What is required
Everything from the first line of the data through the line with "const yTicks = [0, 10, 20, 30];" is to be echoed exactly, minus the pictures.

Given information

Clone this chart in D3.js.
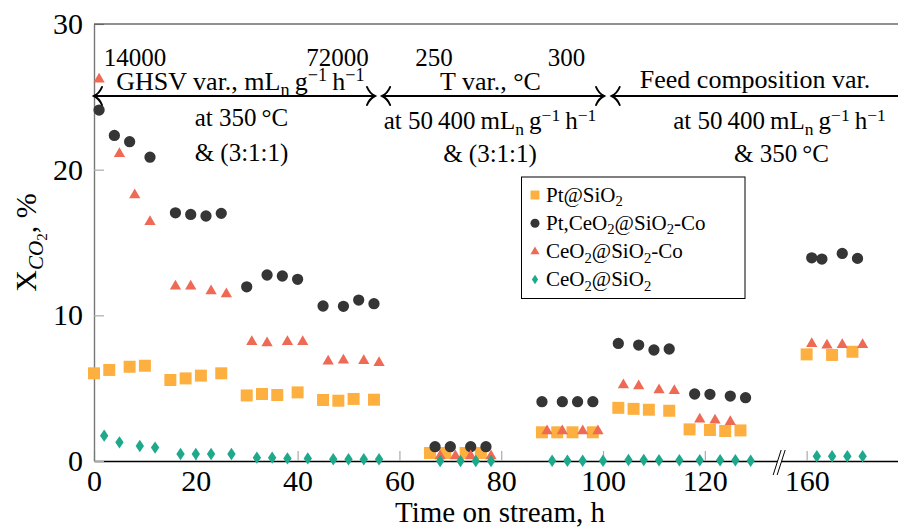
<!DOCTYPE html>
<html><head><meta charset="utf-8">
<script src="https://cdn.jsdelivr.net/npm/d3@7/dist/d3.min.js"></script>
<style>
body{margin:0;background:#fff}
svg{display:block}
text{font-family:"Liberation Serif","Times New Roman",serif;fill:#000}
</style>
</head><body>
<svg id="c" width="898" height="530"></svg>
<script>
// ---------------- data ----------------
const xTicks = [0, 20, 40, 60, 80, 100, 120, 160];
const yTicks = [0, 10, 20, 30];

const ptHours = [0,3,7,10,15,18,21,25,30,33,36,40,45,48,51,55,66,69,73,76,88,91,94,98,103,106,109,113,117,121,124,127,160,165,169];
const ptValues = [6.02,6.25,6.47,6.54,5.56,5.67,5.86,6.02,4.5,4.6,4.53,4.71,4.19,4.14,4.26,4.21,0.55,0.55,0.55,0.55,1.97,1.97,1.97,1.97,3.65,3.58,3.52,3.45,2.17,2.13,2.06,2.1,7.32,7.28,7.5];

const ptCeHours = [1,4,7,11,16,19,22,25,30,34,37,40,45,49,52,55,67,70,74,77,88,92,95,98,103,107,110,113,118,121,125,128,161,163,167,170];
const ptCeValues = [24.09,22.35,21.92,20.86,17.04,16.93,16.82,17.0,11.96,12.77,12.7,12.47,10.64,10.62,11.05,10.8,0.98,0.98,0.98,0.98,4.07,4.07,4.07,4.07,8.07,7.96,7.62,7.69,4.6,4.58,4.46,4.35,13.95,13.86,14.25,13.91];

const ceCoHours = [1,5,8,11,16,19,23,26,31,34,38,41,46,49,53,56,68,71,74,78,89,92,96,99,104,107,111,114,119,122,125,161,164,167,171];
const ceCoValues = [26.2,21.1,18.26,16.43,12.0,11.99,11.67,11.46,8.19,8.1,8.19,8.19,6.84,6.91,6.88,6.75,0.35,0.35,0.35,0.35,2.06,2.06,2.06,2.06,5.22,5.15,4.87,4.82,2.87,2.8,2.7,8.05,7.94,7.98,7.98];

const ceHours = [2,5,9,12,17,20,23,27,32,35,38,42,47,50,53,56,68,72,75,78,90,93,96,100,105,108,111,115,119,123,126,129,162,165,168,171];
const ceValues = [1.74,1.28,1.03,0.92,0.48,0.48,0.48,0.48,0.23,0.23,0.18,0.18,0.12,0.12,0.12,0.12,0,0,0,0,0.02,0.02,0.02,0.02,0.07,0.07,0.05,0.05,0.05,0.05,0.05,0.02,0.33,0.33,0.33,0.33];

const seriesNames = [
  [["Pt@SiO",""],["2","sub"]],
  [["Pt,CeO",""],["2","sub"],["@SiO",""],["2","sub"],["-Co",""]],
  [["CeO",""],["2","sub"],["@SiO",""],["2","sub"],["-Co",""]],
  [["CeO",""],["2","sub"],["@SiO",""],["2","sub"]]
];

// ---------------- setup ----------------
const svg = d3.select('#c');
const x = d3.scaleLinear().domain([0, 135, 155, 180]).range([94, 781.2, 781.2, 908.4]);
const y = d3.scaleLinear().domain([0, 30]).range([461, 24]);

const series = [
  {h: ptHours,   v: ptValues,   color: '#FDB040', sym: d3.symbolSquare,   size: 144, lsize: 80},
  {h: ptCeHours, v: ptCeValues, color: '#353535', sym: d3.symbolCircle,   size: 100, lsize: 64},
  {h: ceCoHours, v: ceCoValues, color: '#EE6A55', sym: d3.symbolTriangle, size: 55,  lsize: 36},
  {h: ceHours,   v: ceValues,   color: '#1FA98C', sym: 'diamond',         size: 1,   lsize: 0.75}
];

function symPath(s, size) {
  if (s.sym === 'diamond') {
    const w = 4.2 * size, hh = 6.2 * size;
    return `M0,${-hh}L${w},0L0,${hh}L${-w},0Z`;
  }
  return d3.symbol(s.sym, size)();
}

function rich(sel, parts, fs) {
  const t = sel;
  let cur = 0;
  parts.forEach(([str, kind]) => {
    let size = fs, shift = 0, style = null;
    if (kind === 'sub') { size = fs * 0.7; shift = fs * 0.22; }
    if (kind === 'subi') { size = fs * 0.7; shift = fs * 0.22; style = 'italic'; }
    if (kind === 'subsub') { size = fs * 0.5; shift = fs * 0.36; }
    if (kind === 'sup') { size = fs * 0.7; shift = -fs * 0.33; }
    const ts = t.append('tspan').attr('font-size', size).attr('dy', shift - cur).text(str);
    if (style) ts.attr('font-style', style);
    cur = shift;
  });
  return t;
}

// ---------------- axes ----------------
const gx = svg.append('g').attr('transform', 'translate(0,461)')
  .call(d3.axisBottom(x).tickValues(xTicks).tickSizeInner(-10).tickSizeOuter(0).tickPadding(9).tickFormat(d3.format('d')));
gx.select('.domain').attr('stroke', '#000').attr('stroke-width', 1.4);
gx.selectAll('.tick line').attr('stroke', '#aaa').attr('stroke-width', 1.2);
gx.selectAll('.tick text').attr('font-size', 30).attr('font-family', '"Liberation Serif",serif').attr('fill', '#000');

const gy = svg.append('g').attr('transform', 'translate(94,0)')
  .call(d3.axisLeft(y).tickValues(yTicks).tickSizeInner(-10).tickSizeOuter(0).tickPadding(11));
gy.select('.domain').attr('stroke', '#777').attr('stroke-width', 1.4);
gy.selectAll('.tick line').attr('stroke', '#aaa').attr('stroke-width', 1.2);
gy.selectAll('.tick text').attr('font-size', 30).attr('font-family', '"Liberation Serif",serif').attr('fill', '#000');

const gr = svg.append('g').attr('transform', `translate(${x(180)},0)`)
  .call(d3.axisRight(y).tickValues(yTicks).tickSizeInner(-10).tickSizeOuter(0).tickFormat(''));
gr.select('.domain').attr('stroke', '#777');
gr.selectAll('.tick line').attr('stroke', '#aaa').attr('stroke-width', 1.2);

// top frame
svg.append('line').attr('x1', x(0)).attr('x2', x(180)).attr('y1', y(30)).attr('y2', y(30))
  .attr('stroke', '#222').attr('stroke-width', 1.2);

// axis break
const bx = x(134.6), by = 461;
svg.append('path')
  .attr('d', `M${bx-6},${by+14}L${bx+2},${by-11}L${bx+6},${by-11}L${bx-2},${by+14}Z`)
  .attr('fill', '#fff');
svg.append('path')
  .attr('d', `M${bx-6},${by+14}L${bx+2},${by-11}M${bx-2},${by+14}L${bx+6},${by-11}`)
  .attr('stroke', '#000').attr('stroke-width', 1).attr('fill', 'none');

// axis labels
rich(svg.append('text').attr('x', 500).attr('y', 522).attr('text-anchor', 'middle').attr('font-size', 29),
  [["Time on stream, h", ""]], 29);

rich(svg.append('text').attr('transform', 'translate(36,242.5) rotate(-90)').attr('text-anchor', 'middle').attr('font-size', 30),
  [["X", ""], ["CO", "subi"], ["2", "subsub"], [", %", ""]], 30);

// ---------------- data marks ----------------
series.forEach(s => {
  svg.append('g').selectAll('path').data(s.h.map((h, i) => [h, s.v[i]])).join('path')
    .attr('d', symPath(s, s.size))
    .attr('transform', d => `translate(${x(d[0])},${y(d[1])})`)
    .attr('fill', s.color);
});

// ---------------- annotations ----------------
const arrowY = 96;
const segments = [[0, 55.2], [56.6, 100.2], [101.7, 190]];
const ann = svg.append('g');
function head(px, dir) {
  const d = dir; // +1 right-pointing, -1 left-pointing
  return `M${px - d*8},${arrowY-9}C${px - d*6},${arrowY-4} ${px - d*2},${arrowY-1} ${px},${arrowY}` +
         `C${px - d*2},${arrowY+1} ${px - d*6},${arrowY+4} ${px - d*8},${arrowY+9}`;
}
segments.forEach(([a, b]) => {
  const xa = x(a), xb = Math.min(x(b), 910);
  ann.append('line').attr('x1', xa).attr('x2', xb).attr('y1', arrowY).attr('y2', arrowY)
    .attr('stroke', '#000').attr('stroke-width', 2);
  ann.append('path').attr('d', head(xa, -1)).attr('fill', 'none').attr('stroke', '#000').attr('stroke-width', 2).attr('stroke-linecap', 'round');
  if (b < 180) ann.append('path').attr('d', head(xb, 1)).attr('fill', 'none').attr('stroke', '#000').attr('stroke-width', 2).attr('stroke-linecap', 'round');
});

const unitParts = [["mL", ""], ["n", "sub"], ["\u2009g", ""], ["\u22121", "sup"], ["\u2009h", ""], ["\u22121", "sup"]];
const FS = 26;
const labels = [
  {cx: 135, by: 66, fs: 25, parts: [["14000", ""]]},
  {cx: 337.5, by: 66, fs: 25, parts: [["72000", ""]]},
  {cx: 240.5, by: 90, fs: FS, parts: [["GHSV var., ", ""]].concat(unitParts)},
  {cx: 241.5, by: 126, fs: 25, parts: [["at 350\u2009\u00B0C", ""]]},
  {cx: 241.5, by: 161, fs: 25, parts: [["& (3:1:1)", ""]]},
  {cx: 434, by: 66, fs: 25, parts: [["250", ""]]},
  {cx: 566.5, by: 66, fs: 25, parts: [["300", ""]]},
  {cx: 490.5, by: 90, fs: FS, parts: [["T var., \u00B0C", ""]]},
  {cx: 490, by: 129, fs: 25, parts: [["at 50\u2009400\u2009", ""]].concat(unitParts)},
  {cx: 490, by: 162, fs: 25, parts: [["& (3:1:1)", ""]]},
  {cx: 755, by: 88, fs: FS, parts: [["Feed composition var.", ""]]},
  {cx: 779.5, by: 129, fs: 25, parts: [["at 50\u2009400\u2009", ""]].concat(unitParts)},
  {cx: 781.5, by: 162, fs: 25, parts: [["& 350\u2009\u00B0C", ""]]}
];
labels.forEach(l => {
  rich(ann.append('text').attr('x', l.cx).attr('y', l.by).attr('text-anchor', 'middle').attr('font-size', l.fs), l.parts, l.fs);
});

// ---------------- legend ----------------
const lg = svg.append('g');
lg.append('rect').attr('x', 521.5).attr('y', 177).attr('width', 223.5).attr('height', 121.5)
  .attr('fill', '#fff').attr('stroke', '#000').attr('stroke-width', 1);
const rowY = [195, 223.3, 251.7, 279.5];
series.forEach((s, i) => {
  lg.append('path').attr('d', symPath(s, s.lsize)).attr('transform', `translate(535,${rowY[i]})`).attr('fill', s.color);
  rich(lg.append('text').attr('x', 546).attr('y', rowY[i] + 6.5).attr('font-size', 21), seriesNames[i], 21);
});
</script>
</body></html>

Correct output
Clone this chart in D3.js.
<!DOCTYPE html>
<html><head><meta charset="utf-8">
<script src="https://cdn.jsdelivr.net/npm/d3@7/dist/d3.min.js"></script>
<style>
body{margin:0;background:#fff}
svg{display:block}
text{font-family:"Liberation Serif","Times New Roman",serif;fill:#000}
</style>
</head><body>
<svg id="c" width="898" height="530"></svg>
<script>
// ---------------- data ----------------
const xTicks = [0, 20, 40, 60, 80, 100, 120, 160];
const yTicks = [0, 10, 20, 30];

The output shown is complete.